Sure, but that doesn’t explain the great disorder in bond markets and the sudden rise in many yields over the past several weeks before Central Banks acted so aggressively. To get back to the point: It seems that the complacency of investors owning securities priced to yield less than the running rate of inflation might be the product of two titanic forces of our time: a) aggressive, unprecedented monetary intervention and b) the prospects of equally aggressive and perhaps equally unprecedented fiscal intervention.

 

Over the past few weeks, the Federal Reserve has dramatically expanded its balance sheet and launched various other emergency measures to prevent a meltdown of the financial system. Wasn’t that the right thing to do?

I believe that the central bankers we are celebrating as the heroic firemen to fight this current financial 6-alarm fire, are actually also the arsonists; unintentionally, to be sure. But through their actions, they have helped to create a structure that is very leveraged and very vulnerable to external shocks. We’ve certainly had that external shock now, and we’re here with still greater interventions and still bigger kitchen sink policy actions.

 

You’ve written several fascinating books on financial history. Was there any episode in the past when Central Banks went to similar extremes?

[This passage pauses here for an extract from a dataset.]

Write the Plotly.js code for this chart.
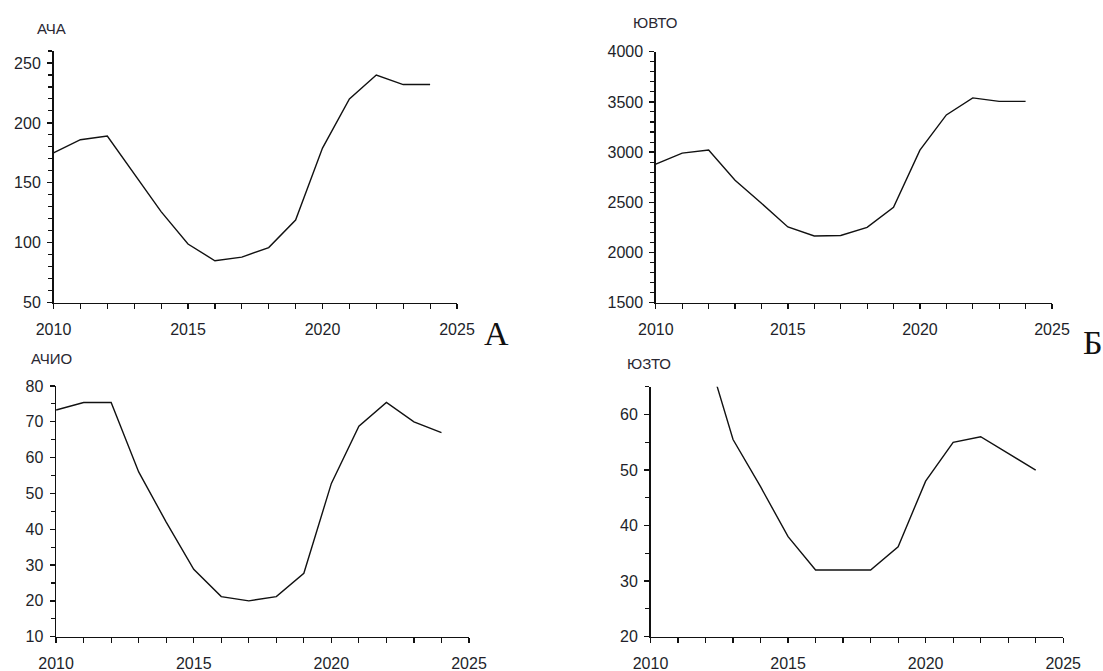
<!DOCTYPE html>
<html>
<head>
<meta charset="utf-8">
<script src="https://cdn.plot.ly/plotly-3.0.1.min.js"></script>
<style>html,body{margin:0;padding:0;background:#fff;}#chart{width:1103px;height:671px;}</style>
</head>
<body>
<div id="chart"></div>
<script>
// Data
const yearsFull = [2010,2011,2012,2013,2014,2015,2016,2017,2018,2019,2020,2021,2022,2023,2024];
const acha  = [175,186,189,157,126,99,85,88,96,119,179,220,240,232,232];
const yuvto = [2880,2990,3020,2720,2490,2255,2165,2170,2250,2450,3020,3370,3540,3505,3505];
const achio = [73.3,75.4,75.4,56,42,28.8,21.2,20,21.2,27.7,52.8,68.8,75.4,70,67];
const yearsYuzto = [2012,2013,2014,2015,2016,2017,2018,2019,2020,2021,2022,2023,2024];
const yuzto = [72,55.5,47,38,32,32,32,36.2,48,55,56,53,50];
const panelTitles = ["АЧА","ЮВТО","АЧИО","ЮЗТО"];
const panelLetters = ["А","Б"];

const W = 1103, H = 671;
const px = x => x / W;
const py = y => 1 - y / H;

const lineStyle = {color:'#111', width:1.4};
const traces = [
  {x: yearsFull, y: acha, xaxis:'x', yaxis:'y', mode:'lines', line:lineStyle},
  {x: yearsFull, y: yuvto, xaxis:'x2', yaxis:'y2', mode:'lines', line:lineStyle},
  {x: yearsFull, y: achio, xaxis:'x3', yaxis:'y3', mode:'lines', line:lineStyle},
  {x: yearsYuzto, y: yuzto, xaxis:'x4', yaxis:'y4', mode:'lines', line:lineStyle}
];

const tickFont = {family:'Liberation Sans, Arial, sans-serif', size:16, color:'#221f2a'};

function xax(l, r, anchor){
  return {
    domain:[px(l), px(r)], range:[2010,2025], anchor:anchor,
    showline:true, linecolor:'#111', linewidth:1.5, showgrid:false, zeroline:false,
    ticks:'outside', ticklen:5, tickwidth:1.3, tickcolor:'#111',
    tick0:2010, dtick:5, tickfont:tickFont, ticklabelstandoff:7,
    minor:{dtick:1, ticks:'outside', ticklen:5, tickwidth:1.2, tickcolor:'#111', showgrid:false},
    fixedrange:true
  };
}
function yax(top, bottom, range, dtick, mdtick, anchor){
  return {
    domain:[py(bottom), py(top)], range:range, anchor:anchor,
    showline:true, linecolor:'#111', linewidth:1.5, showgrid:false, zeroline:false,
    ticks:'outside', ticklen:5, tickwidth:1.3, tickcolor:'#111',
    tick0:range[0], dtick:dtick, tickfont:tickFont, ticklabelstandoff:3,
    minor:{dtick:mdtick, ticks:'outside', ticklen:4, tickwidth:1.1, tickcolor:'#111', showgrid:false},
    fixedrange:true
  };
}

const titleFont = {family:'Liberation Sans, Arial, sans-serif', size:15, color:'#2a2833'};
const letterFont = {family:'Liberation Serif, Times New Roman, serif', size:34, color:'#111'};

const annotations = [
  {text:panelTitles[0], x:px(51.5), y:py(28.5), font:titleFont},
  {text:panelTitles[1], x:px(654.5), y:py(22), font:titleFont},
  {text:panelTitles[2], x:px(51.5), y:py(358), font:titleFont},
  {text:panelTitles[3], x:px(649), y:py(363.5), font:titleFont},
  {text:panelLetters[0], x:px(496.5), y:py(333), font:letterFont},
  {text:panelLetters[1], x:px(1093), y:py(343), font:letterFont}
].map(a => Object.assign({xref:'paper', yref:'paper', showarrow:false, xanchor:'center', yanchor:'middle'}, a));

const layout = {
  width:W, height:H, margin:{l:0,r:0,t:0,b:0},
  paper_bgcolor:'#ffffff', plot_bgcolor:'#ffffff',
  showlegend:false,
  xaxis: xax(53.5, 457, 'y'),
  yaxis: yax(51, 302.7, [50,260], 50, 10, 'x'),
  xaxis2: xax(655.8, 1052, 'y2'),
  yaxis2: yax(51.7, 302.7, [1500,4000], 500, 100, 'x2'),
  xaxis3: xax(56.1, 469, 'y3'),
  yaxis3: yax(386, 636.7, [10,80], 10, 5, 'x3'),
  xaxis4: xax(650.5, 1063.2, 'y4'),
  yaxis4: yax(386.7, 636.7, [20,65], 10, 5, 'x4'),
  annotations: annotations
};

Plotly.newPlot('chart', traces, layout, {staticPlot:true, displayModeBar:false});
</script>
</body>
</html>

In the 19th century, there were many bank runs and panics. In England, the panic of 1825 was arguably the most violent of these turmoils. The Bank of England met it like a lion: It lent aggressively and unconventionally, and even extended credit against the collateral of merchandise which was most unorthodox. A few years later, Jeremiah Harman, a long serving director of the Bank of England, testified how he and his colleagues rose to meet the occasion. Here’s what he said about how the Bank of England lent its assistance at that time: «We lent it by every possible means, and in modes that we never had adopted before. And, seeing the dreadful state in which the public were, we rendered every assistance in our power; and we were not upon some occasions over nice.»

 

How does this relate to today’s policy actions?

The Fed certainly is not over nice: But more importantly, it was not over nice during the time of prosperity. That is what’s different: The Fed instituted many unorthodox policies in the past ten years when the country was not in recession. Also, the U.S. Treasury – I guess we should call it the Department of the Debt – was running a trillion-dollar budget deficit before the virus arrived. So to any observer from a generation ago, public policy was in what would have looked like crisis mode during a time of prosperity. Now, we are most unprosperous, and, of course, we are laying it on much bigger than we ever have before. So radical monetary policy begets not a return ultimately to normal market functioning, but rather begets still more radical monetary policy. One does wonder where it all leads.